One of his neighbors is Andrea Lepore, 47, a lesbian restaurateur who serves on the city's planning commission. She was drawn to the development for its modern design features and its affordability compared to housing prices in the rest of the region.
"It is probably one of the best decisions I made in a long time," said Lepore, a co-owner of pizza restaurant Hot Italian, which has a location in Emeryville. "When I told people I was moving there four years ago, because I bought pre-construction, people thought I was crazy. Now it is the hottest neighborhood in town."
As the planning oversight panel and city officials review new projects, Lepore said they are guided by a desire to see sustainable development that will result in not only resilient neighborhoods but also a resilient city.
"We are planning not just for tomorrow but 20, 30, 100 years from now," said Lepore, noting that the city had moved in that direction long before she joined the planning commission. "That work doesn't happen overnight. Now you are seeing the result of the work Christopher was involved in 20 years ago. He is amazing; I always thought he should be mayor of the region, if there was such a position."
River trail development
All of the new development throughout the city has increased its population from 28,000 to 54,000. It is expected to double in size within a decade, said Cabaldon, who worked for lesbian former state lawmaker Carole Migden (D-San Francisco) as her chief of staff during her first term in the Assembly.
Fifteen years ago Cabaldon first focused on bringing high-density housing to the Washington neighborhood west of the Bridge District. Longtime residents objected to the plans, however, arguing the city should instead focus on attracting businesses to the area, which also abuts the city's River Walk Trail.

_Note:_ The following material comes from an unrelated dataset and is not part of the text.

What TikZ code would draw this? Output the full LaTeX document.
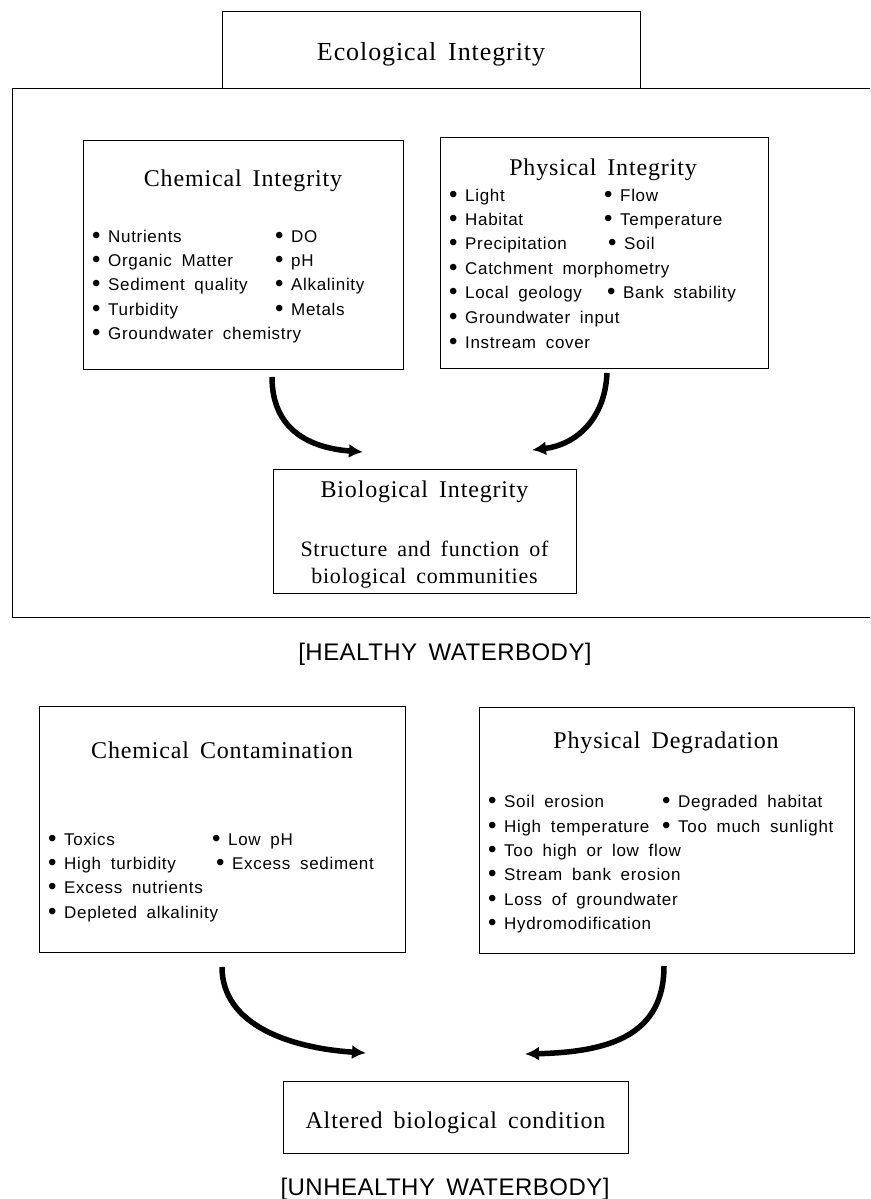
\documentclass[tikz,border=0pt]{standalone}
\usepackage{fontspec}
\setmainfont{Liberation Serif}
\newfontfamily\ttlfont{Liberation Serif}[LetterSpace=3.5,WordSpace=1.6]
\newfontfamily\itmfont{Liberation Sans}[LetterSpace=4,WordSpace=1.8]
\newfontfamily\labfont{Liberation Sans}[LetterSpace=2,WordSpace=1.6]
\usetikzlibrary{arrows.meta}
\newcommand{\bl}[1]{\makebox[16pt][l]{\raisebox{-1.6pt}{\fontsize{24}{24}\selectfont\textbullet}}#1}
\tikzset{
  box/.style={draw, line width=0.9pt, rectangle, inner sep=0pt, anchor=north west},
  ttl/.style={font=\ttlfont\fontsize{24}{28}\selectfont, anchor=base, inner sep=0pt},
  sub/.style={font=\ttlfont\fontsize{22}{26}\selectfont, anchor=base, inner sep=0pt},
  itm/.style={font=\itmfont\fontsize{17}{20}\selectfont, anchor=base west, inner sep=0pt},
  lab/.style={font=\labfont\fontsize{24}{28}\selectfont, anchor=base, inner sep=0pt},
  frame/.style={line width=0.9pt},
  flowarrow/.style={line width=5.5pt, -{Latex[length=14pt,width=14pt]}}
}
\begin{document}
\begin{tikzpicture}[x=1pt,y=-1pt]
\useasboundingbox (0,0) rectangle (870,1199);

% ---------- healthy waterbody ----------
\node[box, minimum width=418pt, minimum height=77pt] (eco) at (222,11) {};
\node[ttl, font=\ttlfont\fontsize{26}{30}\selectfont] (ecot) at (431,60) {Ecological Integrity};
\draw[frame] (870,88) -- (12,88) -- (12,617) -- (870,617);

\node[box, minimum width=320pt, minimum height=229pt] (chem) at (83,140) {};
\node[ttl] (chemt) at (243,186) {Chemical Integrity};
\node[itm] (c1) at (92,242) {\bl{Nutrients}};
\node[itm] (c2) at (92,266) {\bl{Organic Matter}};
\node[itm] (c3) at (92,290) {\bl{Sediment quality}};
\node[itm] (c4) at (92,315) {\bl{Turbidity}};
\node[itm] (c5) at (92,339) {\bl{Groundwater chemistry}};
\node[itm] (c6) at (275,242) {\bl{DO}};
\node[itm] (c7) at (275,266) {\bl{pH}};
\node[itm] (c8) at (275,290) {\bl{Alkalinity}};
\node[itm] (c9) at (275,315) {\bl{Metals}};

\node[box, minimum width=328pt, minimum height=231pt] (phys) at (440,137) {};
\node[ttl] (physt) at (603,175) {Physical Integrity};
\node[itm] (p1) at (449,201) {\bl{Light}};
\node[itm] (p2) at (449,225) {\bl{Habitat}};
\node[itm] (p3) at (449,249) {\bl{Precipitation}};
\node[itm] (p4) at (449,274) {\bl{Catchment morphometry}};
\node[itm] (p5) at (449,298) {\bl{Local geology}};
\node[itm] (p6) at (449,323) {\bl{Groundwater input}};
\node[itm] (p7) at (449,348) {\bl{Instream cover}};
\node[itm] (p8) at (604,201) {\bl{Flow}};
\node[itm] (p9) at (604,225) {\bl{Temperature}};
\node[itm] (p10) at (608,249) {\bl{Soil}};
\node[itm] (p11) at (607,298) {\bl{Bank stability}};

\node[box, minimum width=303pt, minimum height=124pt] (bio) at (273,469) {};
\node[ttl] (biot) at (424.5,497) {Biological Integrity};
\node[sub] (bios1) at (424.5,556) {Structure and function of};
\node[sub] (bios2) at (424.5,583) {biological communities};

\coordinate (a1s) at (272,377);
\coordinate (a1e) at (363,452);
\coordinate (a2s) at (607,373);
\coordinate (a2e) at (532,450);
\draw[flowarrow] (a1s) .. controls (272,430) and (310,448) .. (a1e);
\draw[flowarrow] (a2s) .. controls (605,420) and (575,445) .. (a2e);

\node[lab] (healthy) at (445,660) {[HEALTHY WATERBODY]};

% ---------- unhealthy waterbody ----------
\node[box, minimum width=366pt, minimum height=246pt] (cont) at (39,706) {};
\node[ttl] (contt) at (222,758) {Chemical Contamination};
\node[itm] (u1) at (48,845) {\bl{Toxics}};
\node[itm] (u2) at (48,869) {\bl{High turbidity}};
\node[itm] (u3) at (48,893) {\bl{Excess nutrients}};
\node[itm] (u4) at (48,918) {\bl{Depleted alkalinity}};
\node[itm] (u5) at (212,845) {\bl{Low pH}};
\node[itm] (u6) at (216,869) {\bl{Excess sediment}};

\node[box, minimum width=375pt, minimum height=246pt] (degr) at (479,707) {};
\node[ttl] (degrt) at (666,748) {Physical Degradation};
\node[itm] (d1) at (488,807) {\bl{Soil erosion}};
\node[itm] (d2) at (488,832) {\bl{High temperature}};
\node[itm] (d3) at (488,856) {\bl{Too high or low flow}};
\node[itm] (d4) at (488,880) {\bl{Stream bank erosion}};
\node[itm] (d5) at (488,905) {\bl{Loss of groundwater}};
\node[itm] (d6) at (488,929) {\bl{Hydromodification}};
\node[itm] (d7) at (662,807) {\bl{Degraded habitat}};
\node[itm] (d8) at (662,832) {\bl{Too much sunlight}};

\node[box, minimum width=345pt, minimum height=72pt] (alt) at (283,1081) {};
\node[ttl] (altt) at (455.5,1128) {Altered biological condition};

\coordinate (b1s) at (222,967);
\coordinate (b1e) at (366,1053);
\coordinate (b2s) at (664,966);
\coordinate (b2e) at (525,1054);
\draw[flowarrow] (b1s) .. controls (222,1025) and (290,1048) .. (b1e);
\draw[flowarrow] (b2s) .. controls (664,1035) and (610,1052) .. (b2e);

\node[lab] (unhealthy) at (445,1195) {[UNHEALTHY WATERBODY]};
\end{tikzpicture}
\end{document}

The mayor argued more customers were needed first and pushed forward with the development plans. Today, a coffeehouse and a brewpub with jazz lounge in a renovated historic firehouse, which had been slated for demolition, can be found at the entrance to the area. A vacant lot at the intersection, now used for parking, is slated for new housing and storefronts.

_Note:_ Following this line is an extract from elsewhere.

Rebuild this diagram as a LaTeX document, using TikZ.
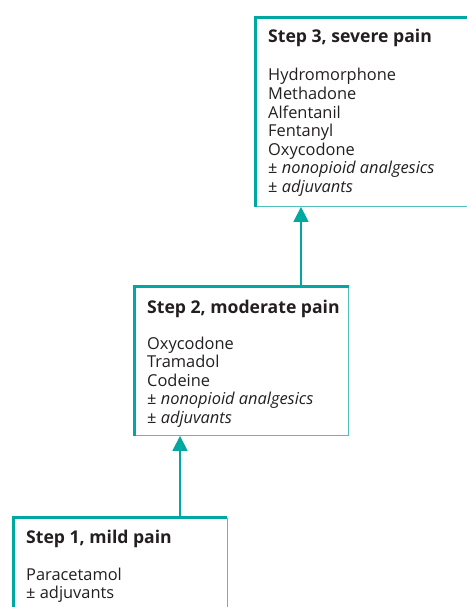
\documentclass[tikz,border=0pt]{standalone}
\usepackage{fontspec}
\setmainfont{Open Sans}
\usetikzlibrary{arrows.meta,calc}
\definecolor{teal1}{RGB}{0,168,162}
\definecolor{teal2}{RGB}{80,192,188}
\definecolor{ink}{RGB}{35,31,32}
\tikzset{
  stepbox/.style={anchor=north west, inner sep=0pt, draw=none},
  thinedge/.style={draw=teal2, line width=1.1pt},
  thickedge/.style={draw=teal1, line width=3.4pt, line join=miter},
  titletext/.style={anchor=base west, inner sep=0pt, text=ink, font=\fontsize{17.6}{20}\selectfont\bfseries},
  bodytext/.style={anchor=base west, inner sep=0pt, text=ink, font=\fontsize{16.4}{18.6}\selectfont},
  arr/.style={draw=teal1, line width=1.5pt, -{Triangle[width=15pt,length=15pt]}}
}
\begin{document}
\begin{tikzpicture}[x=1pt,y=-1pt]
\useasboundingbox (0,0) rectangle (466,607);
% boxes
\node[stepbox, minimum width=216pt, minimum height=189pt] (b3) at (255.5,17.5) {};
\node[stepbox, minimum width=214pt, minimum height=149pt] (b2) at (134.5,286.5) {};
\node[stepbox, minimum width=213.5pt, minimum height=100pt] (b1) at (13.5,517.5) {};
\foreach \b in {b1,b2,b3}{
  \draw[thinedge] (\b.north east) -- (\b.south east) -- (\b.south west);
  \draw[thickedge] (\b.south west) -- (\b.north west) -- (\b.north east);
}
% texts
\node[titletext] (t3) at (268,43) {Step 3, severe pain};
\node[bodytext] (l3) at (268,81) {\parbox[t]{190pt}{\raggedright Hydromorphone\\Methadone\\Alfentanil\\Fentanyl\\Oxycodone\\± \textit{nonopioid analgesics}\\± \textit{adjuvants}}};
\node[titletext] (t2) at (147,313) {Step 2, moderate pain};
\node[bodytext] (l2) at (147,349) {\parbox[t]{190pt}{\raggedright Oxycodone\\Tramadol\\Codeine\\± \textit{nonopioid analgesics}\\± \textit{adjuvants}}};
\node[titletext] (t1) at (26,543) {Step 1, mild pain};
\node[bodytext] (l1) at (26,580) {\parbox[t]{190pt}{\raggedright Paracetamol\\± adjuvants}};
% arrows
\draw[arr] ($(b2.north west)+(166.5,0)$) coordinate (a2) -- (a2 |- b3.south);
\draw[arr] ($(b1.north west)+(166.5,0)$) coordinate (a1) -- (a1 |- b2.south);
\end{tikzpicture}
\end{document}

"There is a lot of excitingness, if that is even a word, coming from all the new river development," said Sulpizio, who had been living in the Bridge District and is in the process of relocating to a different part of town.
Despite the fact West Sacramento is basically an island, protected by levees from the Sacramento River and the Yolo Bypass, a flood control plain, it has few places where the public can access its riverfront. Plans call for someday connecting the city's riverfront trail with the Great California Delta Trail, a proposed continuous recreational corridor trail network through all five Delta counties that someday will link to the San Francisco Bay Trail system.
For now, the recreational path ends at the Mill Street Pier a few feet east of the Barn. The towering structure juts out over the river and reopened earlier this year after a $1 million rehab project overseen by the city.
"We'd given up most of our waterfront to industry. A big part of what I've been trying to do is take this back," said Cabaldon as he took in the view from the pier.
Cabaldon, who is Filipino and grew up in southern California, is a principal co-owner of Sacramento-based education consulting firm Capitol Impact LLC. One of the state's longest serving gay elected officials, he no longer harbors ambitions to seek higher office, having lost a bid for a state Assembly seat in 2008.
He will likely seek a seventh two-year term as mayor next year. He just announced plans to offer universal pre-school and college accounts to his city's youth and is overseeing a $1.5 billion levee improvement project. Also on his agenda: building two new bridges, one of which will provide a new connection between West Sacramento and Sacramento.
"As mayor I am allowed to work on state and federal issues. I can help lead the national resistance and, at the same time, make sure there is a crosswalk so that kids are safe," said Cabaldon.